Why would you want ultra-fast broadband at home?

HDTV Internet video, SaaS, and applications we haven't even dreamed of yet.

After my recent piece on the cost of small office/home office bandwidth was published, I heard from many people. Some sample responses to Verizon's new monthly deal of 150 Megabits per second (Mbps) down and 35Mbps up for $194.99 include: "I pay $40 a month now and it works fine, why do I want to pay 5x as much for capacity I don't miss?" "Okay, understand that I do, like 120% of my work on the Internet, I don't think I could justify ~$200/month." And, "You buying? Then yes. Otherwise, ha ha ha ha ha."

OK. I get it. Verizon is going to have a hard row to hoe to find customers willing to pay almost $200 a month for business-class broadband. The reasons Verizon gives for people to want to the deal that "consumers can download a two-hour, standard-definition movie (1.5 gigabytes) in less than 80 seconds, and a two-hour HD movie (5 GB) in less than four and a half minutes," and, "Downloading 20 high-resolution photographs (100 megabytes) would take less than five and a half seconds using the 150/35 Mbps service. With the 35 Mbps upstream speed, consumers can upload those same 20 high-resolution photos in less than 23 seconds," aren't that compelling. Well, not at that price-point anyway.

I see compelling reasons coming though. For example, Internet video is the future of television.
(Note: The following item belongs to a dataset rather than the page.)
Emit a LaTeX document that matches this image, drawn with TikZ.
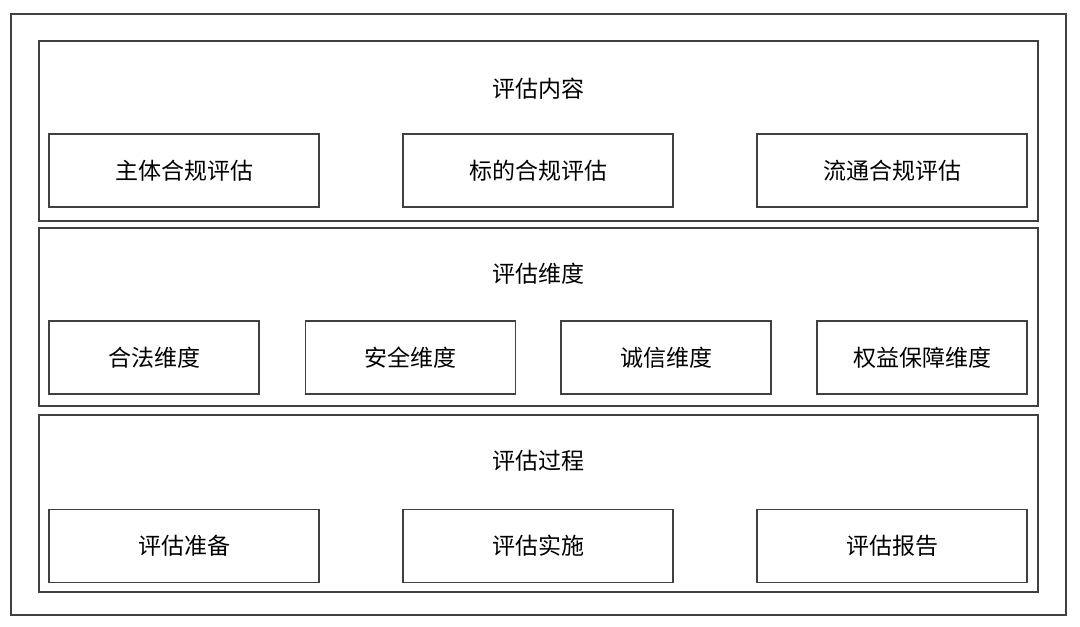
\documentclass[tikz,border=0pt]{standalone}
\usepackage{fontspec}
\setmainfont{Noto Sans CJK SC}
\begin{document}
\begin{tikzpicture}[x=1pt, y=-1pt,
	frame/.style={draw=black!75, line width=1.8pt},
	part/.style={frame, minimum width=999pt, inner sep=0pt},
	item/.style={frame, minimum height=73pt, inner sep=0pt, font=\fontsize{23}{27}\selectfont},
	heading/.style={font=\fontsize{23}{27}\selectfont}]
		% page size of the reference (pixels as pt)
		\useasboundingbox (0,0) rectangle (1080,627);
		
		% Outer frame
		\draw[frame] (11,14) rectangle (1066,615);
		
		% --- TOP: EVALUATION CONTENT ---
		\node[part, minimum height=180pt] (content) at (538.5,131) {};
		\node[heading] (contentTitle) at (538.5,89) {评估内容};
		\node[item, minimum width=270pt] (subject) at (184,170.5) {主体合规评估};
		\node[item, minimum width=270pt] (target) at (538,170.5) {标的合规评估};
		\node[item, minimum width=270pt] (circulation) at (892,170.5) {流通合规评估};
		
		% --- MIDDLE: EVALUATION DIMENSIONS ---
		\node[part, minimum height=178pt] (dimension) at (538.5,317) {};
		\node[heading] (dimensionTitle) at (538.5,274) {评估维度};
		\node[item, minimum width=210pt] (legal) at (154,357.5) {合法维度};
		\node[item, minimum width=210pt] (safety) at (410.5,357.5) {安全维度};
		\node[item, minimum width=210pt] (honesty) at (666,357.5) {诚信维度};
		\node[item, minimum width=210pt] (rights) at (922,357.5) {权益保障维度};
		
		% --- BOTTOM: EVALUATION PROCESS ---
		\node[part, minimum height=177pt] (process) at (538.5,503.5) {};
		\node[heading] (processTitle) at (538.5,461) {评估过程};
		\node[item, minimum width=270pt] (prepare) at (184,546) {评估准备};
		\node[item, minimum width=270pt] (execute) at (538,546) {评估实施};
		\node[item, minimum width=270pt] (report) at (892,546) {评估报告};
		
	\end{tikzpicture}
\end{document}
Indeed, Netflix is already moving from DVDs to streaming. As we move from lossy encoded 720p HDTV to 1080p and 3D TV that 150Mbps won't be looking so much like overkill as it does now.

In addition, video games like World of Warcraft are already available in 1080p. Others will soon join them. I can also foresee shopping shopping Web sites with 3D animations and HDTV.

We're also already seeing more and more end-user programs migrating to the Web. Software-as-a-Service (SaaS) used to be a business only proposition. Today, many of us, including yours truly, use Google Docs on a regular basis. Google's Chrome operating system will have a minimum Linux desktop footprint, but will rely on Google applications for almost everything else.

It's not just Google driving this though. Microsoft is also diving into the SaaS end of the pool. While Microsoft wants to sell you Microsoft Office, they won't object too much if you subscribe to their lightweight Office applications on Office 365. There's also talk going around that Windows 8 may be a desktop-as-a-service.

All these entertainment, shopping and office programs are going to need a lot of bandwidth. Besides, there will be other applications we haven't even dreamed up yet that will take every bit of Internet connectivity we can get and more besides.

I know you may not see this happening yet, but I assure you it will. The rumor goes that Bill Gates once said, "640K ought to be enough for anybody" and that Thomas Watson, founder of IBM once remarked that "I think there is a world market for maybe five computers." Just as we somehow found need for much more memory and a lot more computers. we will find uses for all that bandwidth. Perhaps HD cosplay World of Warcraft gaming? And, after we have dreamed up these applications, we'll wonder how we ever lived without them.

That is, for those of us who will get access to that kind of bandwidth at any price. In 2010, I still have one friend who's stuck with a 56 Kilobit per second (Kbps) modem access. While my updated saying goes "You can never be too rich, too thin, or have too much bandwidth," it's also true that while some of us will have access to 100Mbps to 1Gpbs bandwidth, many others won't. We still need to address this issue or we'll be a nation, a world, of digital haves and digital have-nots.